2. 知らずに人々が言っていること(行動データ)
ベンチマークや外れ値の特定、仮説検定が可能になるとされています。
3. 聞いた時に人々が言うこと
十分な情報を基に、現状の診断が可能になります。
単純なヒアリングやサーベイだけではなく、求める情報の質によって、集めるデータソースや分析に使うテクノロジーを変えるという点が、当たり前のように見えて中々意識できていないことだと思いました。
また、対ステークホルダーに関しては、HR-Business-ITの三者間で言語、語用、認識をそろえること(IBM)が, アジリティーの担保につながる(Colgate-Palmolive)と講演内でも触れられており、プロジェクトにおいて傾聴・理解のフェーズでそれぞれの考えていることを理解するべく努めることの重要性が強調されていました。
行動(Act)
行動(Act)は、期待値の調整、認知の向上、デザインの改善など、チェンマネの中心となる要素です。特に以下の点が挙げられます。
期待値の調整
ユーザーとのギャップを最小化し、現実的な内容を伝えることが重要認知の向上
「チェンジエージェントの育成(L'Oréal)」や「迅速な情報共有、曖昧さを減らす(SLB)」など、行動に基づくアプローチが必要
「EXが向上する構造」でも説明した通り、プロジェクト推進側ができることと、想定ユーザーが求めることの間にギャップが生じることが、大きな問題であることを考えると、まずは正しく方向性や計画を伝えることが大事だということになります。
しばしばプロジェクト推進側はできることよりも、やりたいことをベースにして語ることが多く、必然的に想定ユーザーの期待値を高めてしまっている場合も少なくないと思います(これは自身の体験談)。
実際のプロジェクトは理想的な状態を追求するべきかと思いますが、こと従業員コミュニケーションにおいては、実態を捉えた現実的な内容を伝えることが正確な理解を育む上で重要だと考えられます。
また、興味深いのは政府からの規制など、外的な制約によって期待値に影響がある場合についても適切に触れるべきであるとしていた点が印象的でした。
Petrobras以外の各社の事例でも触れられていた主なポイントとして、認知の向上に関わるコメントが多かった点は特筆すべきだと思います。
行動様式に伴う発言が多かったことは、チェンマネが実践においていかに難しくも鍵を握るかを表すことの証左であると考えられます。
統制(Govern)
最後に統制(Govern)についてです。
統制は、傾聴・理解・行動のベースとなる要素であり、以下の内容を含みます。
役員層の巻き込み
KPIマネジメント
ガイドラインや戦略の定義
特にColgate-Palmolive[3]の、「人事だけではなく経営の問題としてSF導入プロジェクトを認識することが重要である」という発言には、まさにこのトップを巻き込むという考え方の重要性が詰まっているように思います。

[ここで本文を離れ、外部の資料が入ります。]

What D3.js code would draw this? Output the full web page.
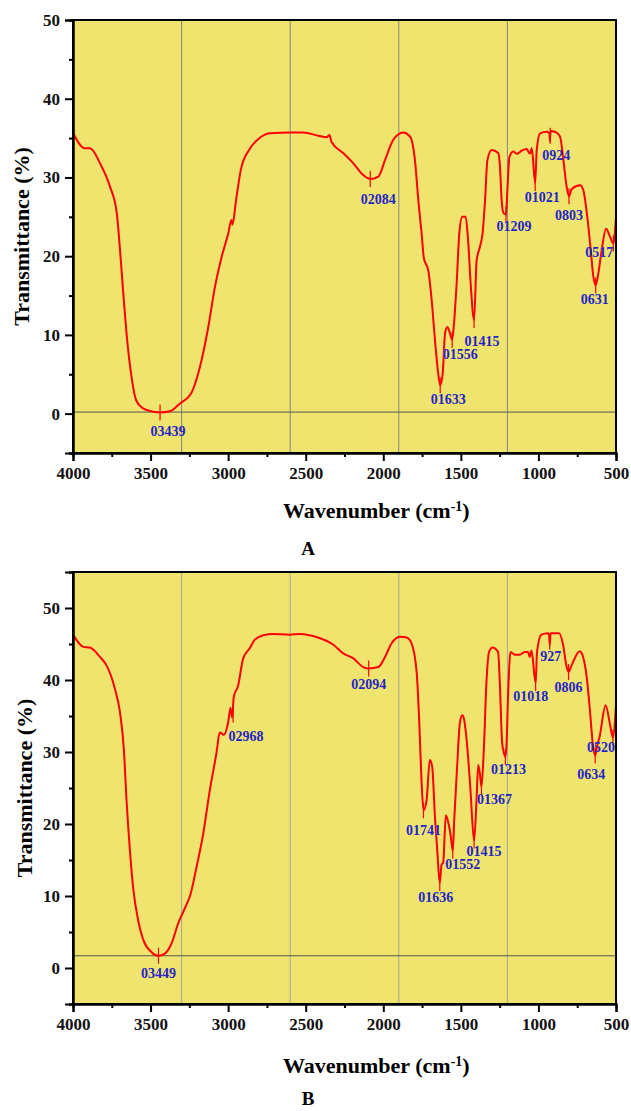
<!DOCTYPE html>
<html>
<head>
<meta charset="utf-8">
<script src="https://cdn.jsdelivr.net/npm/d3@7"></script>
<style>
  body { margin: 0; background: #fff; }
  svg text { font-family: "Liberation Serif", "Times New Roman", serif; font-weight: bold; }
</style>
</head>
<body>
<svg width="631" height="1111"></svg>
<script>
// ---- data: panel A ----
var waveA = [4000,3923,3890,3826,3761,3718,3697,3676,3655,3626,3593,3551,3482,3439,3375,3310,3238,3181,3128,3085,3042,2999,2979,2972,2949,2918,2865,2810,2730,2600,2516,2420,2365,2348,2333,2258,2193,2140,2084,2032,1989,1935,1871,1828,1796,1774,1753,1738,1710,1688,1667,1646,1633,1617,1602,1587,1570,1556,1544,1527,1510,1491,1469,1452,1437,1415,1398,1377,1360,1344,1329,1301,1259,1248,1237,1226,1209,1200,1187,1162,1140,1108,1076,1054,1043,1021,1011,989,946,929,926,922,893,861,839,818,803,786,732,711,685,663,646,631,614,592,564,539,517,500];
var transA = [35.7,33.7,33.7,31.8,28.8,25.5,20.8,15.3,10.2,5.1,1.7,0.7,0.25,0.15,0.3,1.3,2.6,6.0,11.0,16.1,19.9,22.9,24.6,24.0,27.1,31.0,33.5,34.8,35.6,35.7,35.7,35.3,35.1,35.4,34.5,33.1,31.8,30.5,29.8,30.1,32.2,34.8,35.7,35.2,32.2,27.1,22.9,19.7,18.2,14.4,9.4,5.1,3.6,5.1,10.2,11.0,10.2,9.4,11.5,16.6,22.9,25.0,25.0,21.6,16.6,11.9,19.5,21.2,22.9,27.1,32.2,33.5,33.1,31.4,27.1,25.5,25.3,28.4,32.6,33.3,33.0,33.4,33.6,33.0,33.7,29.3,33.5,35.6,35.8,35.6,34.6,35.9,35.8,35.2,32.2,28.8,27.6,28.5,29.0,28.4,25.0,20.8,17.4,16.3,17.8,20.8,23.5,22.5,21.6,25.0];
var peakWaveA  = [3439,2084,1633,1556,1415,1209,1021,924,803,631,517];
var peakTransA = [0.15,29.8,3.6,9.4,11.9,25.3,29.3,35.3,27.6,16.3,21.6];
var peakTextA  = ["03439","02084","01633","01556","01415","01209","01021","0924","0803","0631","0517"];
var baseLineA  = 0.2;

// ---- data: panel B ----
var waveB = [4000,3933,3891,3826,3783,3730,3697,3672,3655,3633,3612,3579,3547,3494,3449,3408,3365,3322,3279,3243,3204,3161,3118,3075,3054,3028,3000,2985,2974,2964,2936,2903,2861,2828,2775,2710,2603,2539,2421,2322,2258,2193,2129,2094,2032,1989,1946,1893,1850,1818,1785,1768,1753,1741,1721,1700,1685,1667,1652,1636,1624,1614,1597,1577,1567,1552,1543,1524,1506,1491,1479,1457,1438,1415,1399,1388,1378,1367,1352,1335,1318,1296,1260,1249,1234,1223,1213,1206,1195,1180,1152,1120,1088,1067,1056,1045,1018,1009,981,938,933,927,921,867,841,820,806,787,734,712,687,665,648,634,622,605,567,541,520,500];
var transB = [46.3,44.6,44.5,43.2,42.0,38.8,35.5,30.3,23.3,16.3,11.1,6.5,3.9,2.2,1.7,2.0,3.4,6.2,8.3,10.2,14.0,18.6,24.7,29.9,32.7,32.4,34.1,36.1,34.8,37.6,39.2,43.0,44.4,45.6,46.2,46.4,46.3,46.4,45.9,44.9,43.7,43.0,41.8,41.6,41.8,43.2,45.1,46.0,45.9,45.1,41.1,34.1,25.7,21.9,23.3,28.9,28.0,21.0,16.3,11.8,14.4,14.6,21.2,19.8,18.6,16.3,20.5,28.0,34.1,35.1,34.5,30.3,24.7,17.7,23.3,28.2,27.1,25.2,30.3,39.7,43.9,44.5,43.9,39.7,31.3,29.9,29.3,30.8,38.3,43.9,43.5,43.5,43.9,43.9,43.2,44.1,39.6,43.9,46.3,46.5,46.5,44.9,46.5,46.5,44.9,42.0,41.1,42.0,44.0,43.2,40.1,35.0,30.8,29.5,30.8,32.2,36.5,34.1,32.0,36.6];
var peakWaveB  = [3449,2968,2094,1741,1636,1552,1415,1367,1213,1018,927,806,634,520];
var peakTransB = [1.7,35.2,41.6,21.9,11.8,16.3,17.7,25.2,29.3,39.6,45.3,41.1,29.5,32.0];
var peakTextB  = ["03449","02968","02094","01741","01636","01552","01415","01367","01213","01018","927","0806","0634","0520"];
var baseLineB  = 1.7;

var xTicks = [4000,3500,3000,2500,2000,1500,1000,500];
var xMinor = [3750,3250,2750,2250,1750,1250,750];
var gridWaves = [3300,2600,1900,1200];

// label offsets (px) from each peak point
var offA = [[8,19],[8,20],[8,14],[8,14],[8,21],[8,12],[7,14],[6,19],[0,19],[-1,14],[-14,9]];
var offB = [[0,17],[13,22],[0,16],[0,20],[-4,14],[10,13],[10,11],[13,13],[3,12],[-5,13],[1,14],[0,15],[-4,18],[-12,9]];

var svg = d3.select("svg");
var left = 73, right = 616;

function drawPanel(p) {
  var x = d3.scaleLinear().domain([4000, 500]).range([left, right]);
  var y = d3.scaleLinear().domain([-5, p.yMax]).range([p.bottom, p.top]);
  var g = svg.append("g");

  g.append("rect")
    .attr("x", left).attr("y", p.top)
    .attr("width", right - left).attr("height", p.bottom - p.top)
    .attr("fill", "#efe56e");

  g.selectAll(".vgrid").data(gridWaves).enter().append("line")
    .attr("x1", function(d) { return x(d); }).attr("x2", function(d) { return x(d); })
    .attr("y1", p.top).attr("y2", p.bottom)
    .attr("stroke", p.gridColor).attr("stroke-width", 1);

  g.append("line")
    .attr("x1", left).attr("x2", right)
    .attr("y1", y(p.base)).attr("y2", y(p.base))
    .attr("stroke", "#555").attr("stroke-width", 1);

  var line = d3.line()
    .curve(d3.curveMonotoneX)
    .x(function(d) { return x(d[0]); })
    .y(function(d) { return y(d[1]); });

  g.append("path")
    .datum(d3.zip(p.wave, p.trans))
    .attr("d", line)
    .attr("fill", "none")
    .attr("stroke", "#ff0000")
    .attr("stroke-width", 2)
    .attr("stroke-linejoin", "round");

  // peak markers
  g.selectAll(".mark").data(d3.zip(p.peakWave, p.peakTrans)).enter().append("line")
    .attr("x1", function(d) { return x(d[0]); }).attr("x2", function(d) { return x(d[0]); })
    .attr("y1", function(d) { return y(d[1]) - 8; }).attr("y2", function(d) { return y(d[1]) + 8; })
    .attr("stroke", "#ff0000").attr("stroke-width", 1.2);

  g.selectAll(".plabel").data(p.peakText).enter().append("text")
    .attr("x", function(d, i) { return x(p.peakWave[i]) + p.off[i][0]; })
    .attr("y", function(d, i) { return y(p.peakTrans[i]) + p.off[i][1]; })
    .attr("dy", "0.35em")
    .attr("text-anchor", "middle")
    .attr("fill", "#2424c8")
    .style("font-size", "14px")
    .text(function(d) { return d; });

  // frame
  g.append("rect")
    .attr("x", left).attr("y", p.top)
    .attr("width", right - left).attr("height", p.bottom - p.top)
    .attr("fill", "none").attr("stroke", "#000").attr("stroke-width", 2);

  // axes
  var xAxis = d3.axisBottom(x).tickValues(xTicks).tickSize(8).tickPadding(6).tickFormat(d3.format("d"));
  var xAxisMinor = d3.axisBottom(x).tickValues(xMinor).tickSize(4).tickFormat("");
  var yAxis = d3.axisLeft(y).tickValues(d3.range(0, p.yMax + 1, 10)).tickSize(8).tickPadding(5);
  var yAxisMinor = d3.axisLeft(y).tickValues(d3.range(-5, p.yMax + 1, 10)).tickSize(4).tickFormat("");

  [xAxis, xAxisMinor].forEach(function(a) {
    g.append("g").attr("transform", "translate(0," + p.bottom + ")").call(a)
      .call(function(s) { s.select(".domain").attr("stroke-width", 2); s.selectAll(".tick line").attr("stroke-width", 2); });
  });
  [yAxis, yAxisMinor].forEach(function(a) {
    g.append("g").attr("transform", "translate(" + left + ",0)").call(a)
      .call(function(s) { s.select(".domain").attr("stroke-width", 2); s.selectAll(".tick line").attr("stroke-width", 2); });
  });
  g.selectAll(".tick text")
    .style("font-size", "17px")
    .style("font-family", "'Liberation Serif', serif")
    .style("font-weight", "bold")
    .attr("fill", "#111");

  // titles
  var xt = g.append("text")
    .attr("x", 283).attr("y", p.xTitleY).attr("dy", "0.35em")
    .style("font-size", "22px");
  xt.append("tspan").text("Wavenumber (cm");
  xt.append("tspan").text("-1").attr("dy", "-0.45em").style("font-size", "14px");
  xt.append("tspan").text(")").attr("dy", "0.3em");

  g.append("text")
    .attr("transform", "translate(" + p.yTitleX + "," + ((p.top + p.bottom) / 2) + ") rotate(-90)")
    .attr("text-anchor", "middle").attr("dy", "0.35em")
    .style("font-size", "22px")
    .text("Transmittance (%)");

  g.append("text")
    .attr("x", 308).attr("y", p.letterY).attr("dy", "0.35em")
    .attr("text-anchor", "middle")
    .style("font-size", "19px")
    .text(p.letter);
}

drawPanel({ wave: waveA, trans: transA, peakWave: peakWaveA, peakTrans: peakTransA, peakText: peakTextA,
  off: offA, base: baseLineA, top: 20, bottom: 453, yMax: 50, gridColor: "#858585",
  xTitleY: 510, yTitleX: 21, letterY: 548, letter: "A" });

drawPanel({ wave: waveB, trans: transB, peakWave: peakWaveB, peakTrans: peakTransB, peakText: peakTextB,
  off: offB, base: baseLineB, top: 572, bottom: 1004, yMax: 55, gridColor: "#a5a5a0",
  xTitleY: 1065, yTitleX: 24, letterY: 1098, letter: "B" });
</script>
</body>
</html>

意識的に実践することで、木を見て森をみず状態になることを防ぎ、プロジェクト並びにステークホルダーの全体感を意識したコミュニケーションが可能になると考えられます。
おわりに
総じて、各社のコメントが行動の部分に集約する傾向にある反面、Petrobrasの整理によって、4つの要素に構造化されている点は、チェンマネというふわっとしたものの解像度を上げるには有効だと思い、皆様のご参考になればと思う次第です。
本記事では、チェンマネを形作る四要素について触れ、実際に各社の言葉も引用しながらご紹介をいたしました。
次の記事では、各社発表からの気づきとしてチェンマネの実施段階に関する洞察を得たのでそのご紹介をします。
[1] PMBOK(ピンボック)とは、「Project Management Body Of Knowledge」の頭文字をとった略語であり、プロジェクト管理に関する知識やノウハウを体系的にまとめたもの
[2] シュルンベルジェ・リミテッド(Schlumberger Limited)世界120ヵ国以上で、エネルギー業界に対する最先端なデジタルソリューションや、革新的な技術を提供する技術サービス企業で、世界最大のオイルフィールドサービス会社。
[3] コルゲート・パーモリーブ(Colgate-Palmolive)は、石鹸、洗剤、歯磨剤、ペットフードなど日常生活用品を開発、製造、販売するアメリカ合衆国の多国籍企業。